==== Records for the task
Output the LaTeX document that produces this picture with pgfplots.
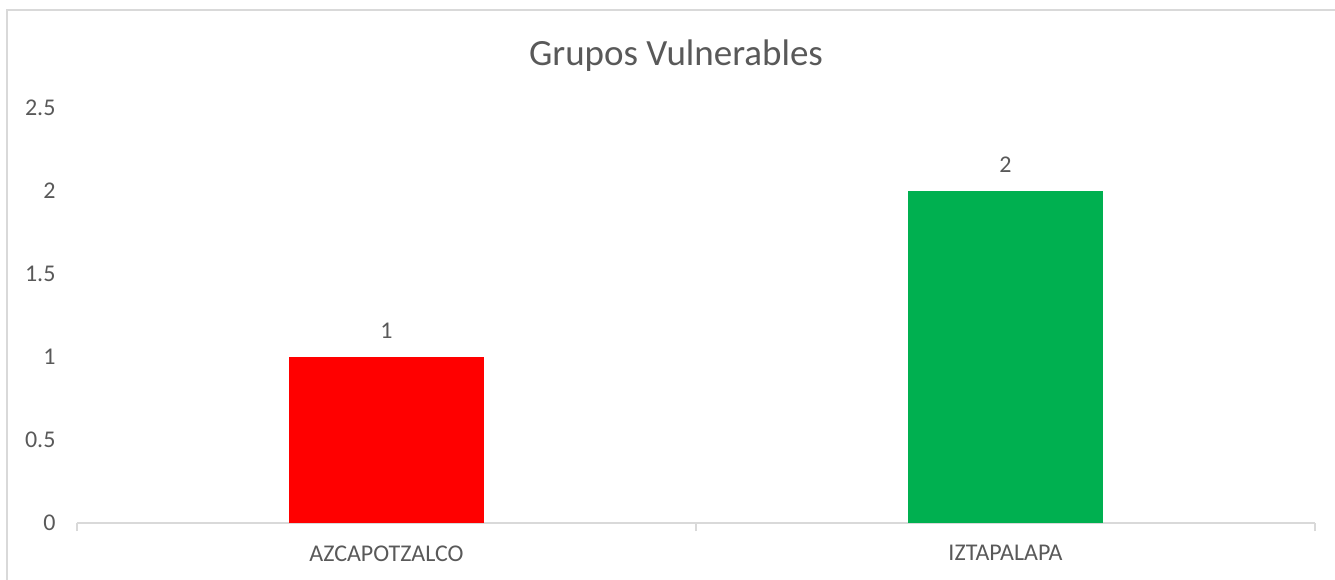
\documentclass[border=0pt]{standalone}
\usepackage{pgfplots}
\pgfplotsset{compat=1.18}
\usepackage{fontspec}
\setmainfont{Carlito}
\definecolor{txt}{HTML}{595959}
\definecolor{ax}{HTML}{D9D9D9}
\definecolor{barred}{HTML}{FF0000}
\definecolor{bargreen}{HTML}{00B050}
\begin{document}
\begin{tikzpicture}[x=1pt,y=1pt]
\useasboundingbox (-77,-57) rectangle (1258,523);
\draw[ax, line width=1.5pt] (-70,513) rectangle (1275,-75);
\node[anchor=base, text=txt, font=\fontsize{37}{44}\selectfont] at (599,457) {Grupos Vulnerables};
\begin{axis}[
  at={(0pt,0pt)}, anchor=south west,
  scale only axis, width=1238pt, height=415pt,
  xmin=-0.5, xmax=1.5, ymin=0, ymax=2.5,
  axis x line*=bottom, axis y line*=left,
  y axis line style={draw=none},
  x axis line style={draw=ax, line width=1.5pt},
  tick align=outside, major tick length=8pt,
  xtick={0,1}, xticklabels={AZCAPOTZALCO,IZTAPALAPA},
  x tick style={draw=none},
  extra x ticks={-0.5,0.5,1.5}, extra x tick labels={},
  extra x tick style={x tick style={draw=ax, line width=1.5pt}},
  ytick={0,0.5,1,1.5,2,2.5}, y tick style={draw=none},
  /pgf/number format/assume math mode=true,
  ticklabel style={font=\fontsize{24}{28}\selectfont, text=txt},
  yticklabel style={anchor=east, xshift=-10pt},
  xticklabel style={anchor=north, yshift=-11pt},
  nodes near coords style={font=\fontsize{24}{28}\selectfont, text=txt, anchor=south, yshift=15pt},
]
\addplot[ybar, bar width=195pt, bar shift=0pt, fill=barred, draw=none, nodes near coords] coordinates {(0,1)};
\addplot[ybar, bar width=195pt, bar shift=0pt, fill=bargreen, draw=none, nodes near coords] coordinates {(1,2)};
\end{axis}
\end{tikzpicture}
\end{document}
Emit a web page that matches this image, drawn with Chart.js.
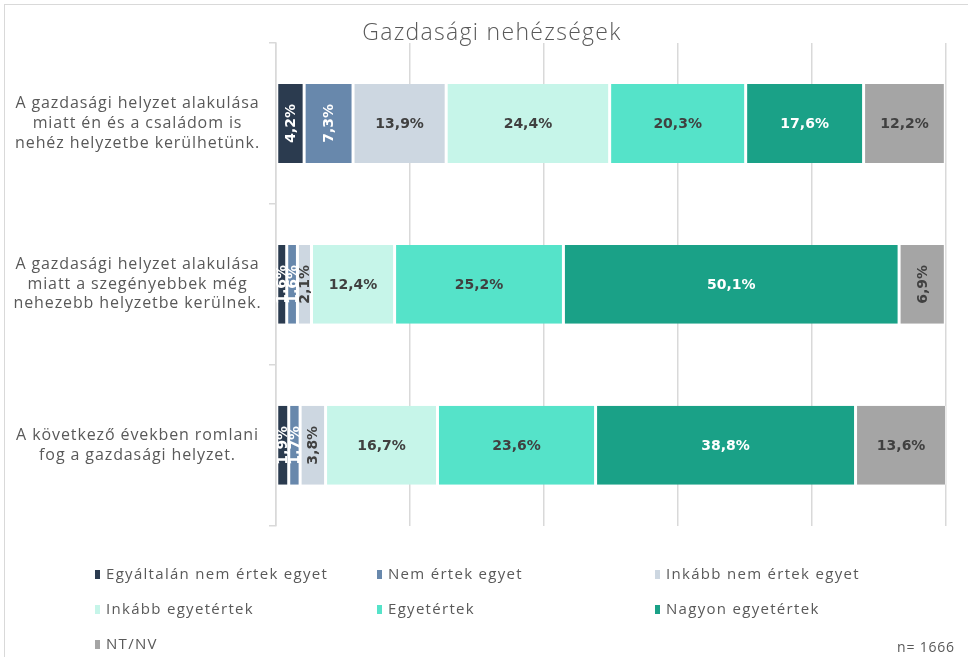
<!DOCTYPE html>
<html><head><meta charset="utf-8">
<script src="https://cdn.jsdelivr.net/npm/chart.js@4"></script>
<style>
html,body{margin:0;padding:0;background:#fff;width:968px;height:657px;overflow:hidden;font-family:"Open Sans",sans-serif;}
#frame{position:absolute;left:4px;top:4px;width:1000px;height:700px;border:1px solid #d9d9d9;box-sizing:border-box;}
#wrap{position:absolute;left:0;top:0;width:968px;height:575px;}
#title{position:absolute;left:292px;width:400px;top:15px;text-align:center;font-size:23px;font-weight:300;letter-spacing:1.3px;color:#595959;line-height:32px;}
#legend{position:absolute;left:0;top:0;width:968px;height:657px;pointer-events:none;}
.li{position:absolute;font-size:15px;color:#595959;white-space:nowrap;line-height:20px;letter-spacing:1.3px;}
.li span.m{display:inline-block;width:5px;height:9px;margin-right:6px;vertical-align:0px;}
#n{position:absolute;left:897px;top:637px;font-size:14px;color:#595959;letter-spacing:0.8px;}
</style></head>
<body>
<div id="frame"></div>
<div id="wrap"><canvas id="c" width="968" height="575"></canvas></div>
<div id="title">Gazdasági nehézségek</div>
<div id="legend"></div>
<div id="n">n= 1666</div>
<script>
const categories = [
  ["A gazdasági helyzet alakulása","miatt én és a családom is","nehéz helyzetbe kerülhetünk."],
  ["A gazdasági helyzet alakulása","miatt a szegényebbek még","nehezebb helyzetbe kerülnek."],
  ["A következő években romlani","fog a gazdasági helyzet."]
];
const seriesNames = ["Egyáltalán nem értek egyet","Nem értek egyet","Inkább nem értek egyet","Inkább egyetértek","Egyetértek","Nagyon egyetértek","NT/NV"];
const egyaltalanNem = [4.2, 1.6, 1.9];
const nemErtek = [7.3, 1.6, 1.7];
const inkabbNem = [13.9, 2.1, 3.8];
const inkabbEgyet = [24.4, 12.4, 16.7];
const egyetert = [20.3, 25.2, 23.6];
const nagyonEgyet = [17.6, 50.1, 38.8];
const ntnv = [12.2, 6.9, 13.6];
const xTicks = [0, 20, 40, 60, 80, 100];

const seriesValues = [egyaltalanNem, nemErtek, inkabbNem, inkabbEgyet, egyetert, nagyonEgyet, ntnv];
const colors = ["#2B3B4F","#6888AC","#CDD7E1","#C6F5E9","#55E3C9","#1AA187","#A5A5A5"];
const labelColors = ["#ffffff","#ffffff","#404040","#404040","#404040","#ffffff","#404040"];

const spacingPlugin = {
  id:'tickSpacing',
  beforeDraw(chart){ chart.ctx.letterSpacing = '0.9px'; },
  beforeDatasetsDraw(chart){ chart.ctx.letterSpacing = '0px'; }
};

const labelPlugin = {
  id:'segLabels',
  afterDatasetsDraw(chart){
    const ctx = chart.ctx;
    chart.data.datasets.forEach((ds, di) => {
      const meta = chart.getDatasetMeta(di);
      meta.data.forEach((el, i) => {
        const v = ds.data[i];
        const txt = v.toFixed(1).replace('.', ',') + '%';
        const cx = (el.x + el.base) / 2;
        const cy = el.y;
        ctx.save();
        ctx.letterSpacing = '0px';
        ctx.font = 'bold 14px "DejaVu Sans", sans-serif';
        ctx.fillStyle = labelColors[di];
        ctx.textAlign = 'center';
        ctx.textBaseline = 'middle';
        ctx.translate(cx, cy);
        if (v < 10) ctx.rotate(-Math.PI/2);
        ctx.fillText(txt, 0, 1);
        ctx.restore();
      });
    });
  }
};

const chart = new Chart(document.getElementById('c'), {
  type:'bar',
  data:{
    labels: categories,
    datasets: seriesNames.map((n, i) => ({
      label:n, data: seriesValues[i], backgroundColor: colors[i],
      borderColor:'#ffffff', borderWidth:{left:1.5,right:1.5,top:0,bottom:0}, borderSkipped:false,
      barPercentage:0.49, categoryPercentage:1
    }))
  },
  options:{
    indexAxis:'y',
    responsive:false,
    animation:false,
    layout:{padding:{left:8,right:22,top:43,bottom:11}},
    plugins:{
      legend:{display:false},
      tooltip:{enabled:false},
      title:{display:false}
    },
    scales:{
      x:{stacked:true,min:0,max:100,
        afterBuildTicks(s){ s.ticks = xTicks.map(v => ({value:v})); },
        ticks:{display:false},
        grid:{color:'#d9d9d9',lineWidth:1.5,drawTicks:false},
        border:{display:false}},
      y:{stacked:true,
        afterFit(s){ s.width = 268; },
        ticks:{color:'#595959',font:{size:16,family:'"Open Sans", sans-serif',lineHeight:1.22},crossAlign:'center',padding:20},
        grid:{offset:true,drawOnChartArea:false,tickLength:7,color:'#d9d9d9',lineWidth:1.5},
        border:{display:true,color:'#d9d9d9',width:1.5}}
    }
  },
  plugins:[spacingPlugin, labelPlugin]
});

// HTML legend built from the chart's datasets
const legendPos = [[95,563],[377,563],[655,563],[95,598],[377,598],[655,598],[95,633]];
const lg = document.getElementById('legend');
chart.data.datasets.forEach((ds, i) => {
  const d = document.createElement('div');
  d.className = 'li';
  d.style.left = legendPos[i][0] + 'px';
  d.style.top = legendPos[i][1] + 'px';
  d.innerHTML = '<span class="m" style="background:' + ds.backgroundColor + '"></span>' + ds.label;
  lg.appendChild(d);
});
</script>
</body></html>
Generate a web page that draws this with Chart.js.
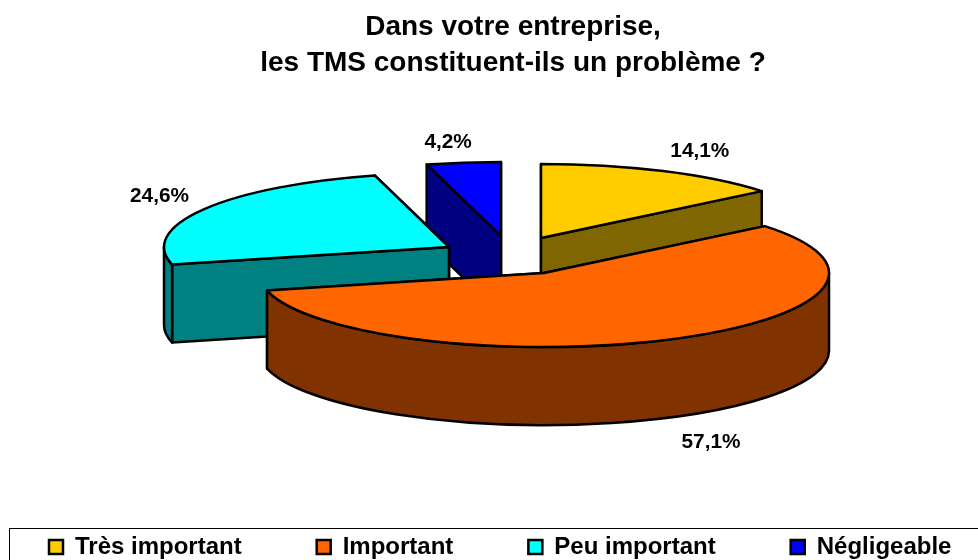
<!DOCTYPE html>
<html lang="fr">
<head>
<meta charset="utf-8">
<title>TMS</title>
<script src="https://cdn.jsdelivr.net/npm/chart.js@4/dist/chart.umd.min.js"></script>
<style>
  body { margin: 0; background: #fff; }
  canvas { display: block; }
</style>
</head>
<body>
<canvas id="graficoTMS" width="978" height="560"></canvas>
<script>
// Données
const categories = ["Très important", "Important", "Peu important", "Négligeable"];
const valeurs = [14.1, 57.1, 24.6, 4.2];
const titre = ["Dans votre entreprise,", "les TMS constituent-ils un problème ?"];

// Couleurs : dessus et flanc de chaque part
const couleurs = ["#FFCC00", "#FF6600", "#00FFFF", "#0000FF"];
const flancs = ["#806600", "#803300", "#008080", "#000080"];

// Réglages de la perspective
const rayon = 285;
const aplat = 0.26;
const epaisseur = 78;
const eclate = [[-3, -35], [0, 0], [-95, -26], [-43, -37]];
const ordreDessin = [3, 0, 2, 1];
const rayonEtiquette = [[1.3, 1.3], [1.315, 1.37], [1.18, 1.35], [1.41, 1.27]];
const policeArial = "'Liberation Sans', Arial, sans-serif";

const pie3d = {
  id: "pie3d",
  afterLayout(chart) {
    // Position du titre, de la légende et du centre du camembert
    chart.chartArea = { left: 104, right: 984, top: 100, bottom: 446, width: 880, height: 346 };
    const t = chart.titleBlock;
    t.left = 48; t.right = 978; t.top = 4; t.bottom = 90;
    const l = chart.legend;
    const pad = l.options.labels.padding;
    l.left = 49 - pad; l.right = 1400; l.width = 1400 - l.left;
    l.top = 535 - pad; l.bottom = 560; l.height = 560 - l.top;
  },
  beforeDatasetsDraw(chart) {
    const ctx = chart.ctx;
    const arcs = chart.getDatasetMeta(0).data;
    ctx.save();
    ctx.lineWidth = 2.5;
    ctx.lineJoin = "round";
    ctx.strokeStyle = "#000";
    ordreDessin.forEach(i => {
      const arc = arcs[i];
      const cx = arc.x + eclate[i][0];
      const cy = arc.y + eclate[i][1];
      const rx = arc.outerRadius;
      const ry = rx * aplat;
      const bords = [arc.startAngle, arc.endAngle]
        .map(a => ({ x: cx + rx * Math.cos(a), y: cy + ry * Math.sin(a) }))
        .sort((a, b) => a.y - b.y);

      // Flancs droits, le plus proche en dernier
      ctx.fillStyle = flancs[i];
      bords.forEach(p => {
        ctx.beginPath();
        ctx.moveTo(cx, cy);
        ctx.lineTo(p.x, p.y);
        ctx.lineTo(p.x, p.y + epaisseur);
        ctx.lineTo(cx, cy + epaisseur);
        ctx.closePath();
        ctx.fill();
        ctx.stroke();
      });

      // Flanc arrondi, seulement la moitié avant
      const a0 = Math.max(arc.startAngle, 0);
      const a1 = Math.min(arc.endAngle, Math.PI);
      if (a1 > a0) {
        ctx.beginPath();
        ctx.ellipse(cx, cy, rx, ry, 0, a0, a1);
        ctx.ellipse(cx, cy + epaisseur, rx, ry, 0, a1, a0, true);
        ctx.closePath();
        ctx.fill();
        ctx.stroke();
      }

      // Dessus de la part
      ctx.fillStyle = couleurs[i];
      ctx.beginPath();
      ctx.moveTo(cx, cy);
      ctx.ellipse(cx, cy, rx, ry, 0, arc.startAngle, arc.endAngle);
      ctx.closePath();
      ctx.fill();
      ctx.stroke();
    });

    // Étiquettes en pourcentage
    ctx.fillStyle = "#000";
    ctx.font = "bold 20.8px " + policeArial;
    ctx.textAlign = "center";
    ctx.textBaseline = "middle";
    arcs.forEach((arc, i) => {
      const mid = (arc.startAngle + arc.endAngle) / 2;
      const [kx, ky] = rayonEtiquette[i];
      const x = arc.x + eclate[i][0] + arc.outerRadius * kx * Math.cos(mid);
      let y = arc.y + eclate[i][1] + arc.outerRadius * aplat * ky * Math.sin(mid);
      if (Math.sin(mid) > 0) y += epaisseur;
      ctx.fillText(valeurs[i].toFixed(1).replace(".", ",") + "%", x, y);
    });
    ctx.restore();
    return false;
  },
  afterDraw(chart) {
    // Cadre de la légende
    const ctx = chart.ctx;
    ctx.save();
    ctx.strokeStyle = "#000";
    ctx.lineWidth = 1;
    ctx.strokeRect(9.5, 528.5, 1000, 60);
    ctx.restore();
  }
};

new Chart(document.getElementById("graficoTMS"), {
  type: "pie",
  data: {
    labels: categories,
    datasets: [{
      data: valeurs,
      backgroundColor: couleurs,
      borderColor: "#000",
      borderWidth: 2.5
    }]
  },
  options: {
    responsive: false,
    animation: false,
    radius: rayon,
    plugins: {
      tooltip: { enabled: false },
      title: {
        display: true,
        text: titre,
        color: "#000",
        font: { family: policeArial, size: 28, weight: "bold", lineHeight: 1.286 },
        padding: { top: 5, bottom: 4 }
      },
      legend: {
        position: "bottom",
        align: "start",
        labels: {
          color: "#000",
          boxWidth: 14,
          boxHeight: 14,
          padding: 75,
          font: { family: policeArial, size: 24, weight: "bold" }
        }
      }
    }
  },
  plugins: [pie3d]
});
</script>
</body>
</html>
========
Work required -
Everything from the line with "Emit a web page" down to the line with "const xTicks = [0, 20, 40, 60, 80, 100];" in the data above should be copied exactly, with both end lines kept and the pictures left out.

Task response -
Emit a web page that matches this image, drawn with Chart.js.
<!DOCTYPE html>
<html><head><meta charset="utf-8">
<script src="https://cdn.jsdelivr.net/npm/chart.js@4"></script>
<style>
html,body{margin:0;padding:0;background:#fff;width:968px;height:657px;overflow:hidden;font-family:"Open Sans",sans-serif;}
#frame{position:absolute;left:4px;top:4px;width:1000px;height:700px;border:1px solid #d9d9d9;box-sizing:border-box;}
#wrap{position:absolute;left:0;top:0;width:968px;height:575px;}
#title{position:absolute;left:292px;width:400px;top:15px;text-align:center;font-size:23px;font-weight:300;letter-spacing:1.3px;color:#595959;line-height:32px;}
#legend{position:absolute;left:0;top:0;width:968px;height:657px;pointer-events:none;}
.li{position:absolute;font-size:15px;color:#595959;white-space:nowrap;line-height:20px;letter-spacing:1.3px;}
.li span.m{display:inline-block;width:5px;height:9px;margin-right:6px;vertical-align:0px;}
#n{position:absolute;left:897px;top:637px;font-size:14px;color:#595959;letter-spacing:0.8px;}
</style></head>
<body>
<div id="frame"></div>
<div id="wrap"><canvas id="c" width="968" height="575"></canvas></div>
<div id="title">Gazdasági nehézségek</div>
<div id="legend"></div>
<div id="n">n= 1666</div>
<script>
const categories = [
  ["A gazdasági helyzet alakulása","miatt én és a családom is","nehéz helyzetbe kerülhetünk."],
  ["A gazdasági helyzet alakulása","miatt a szegényebbek még","nehezebb helyzetbe kerülnek."],
  ["A következő években romlani","fog a gazdasági helyzet."]
];
const seriesNames = ["Egyáltalán nem értek egyet","Nem értek egyet","Inkább nem értek egyet","Inkább egyetértek","Egyetértek","Nagyon egyetértek","NT/NV"];
const egyaltalanNem = [4.2, 1.6, 1.9];
const nemErtek = [7.3, 1.6, 1.7];
const inkabbNem = [13.9, 2.1, 3.8];
const inkabbEgyet = [24.4, 12.4, 16.7];
const egyetert = [20.3, 25.2, 23.6];
const nagyonEgyet = [17.6, 50.1, 38.8];
const ntnv = [12.2, 6.9, 13.6];
const xTicks = [0, 20, 40, 60, 80, 100];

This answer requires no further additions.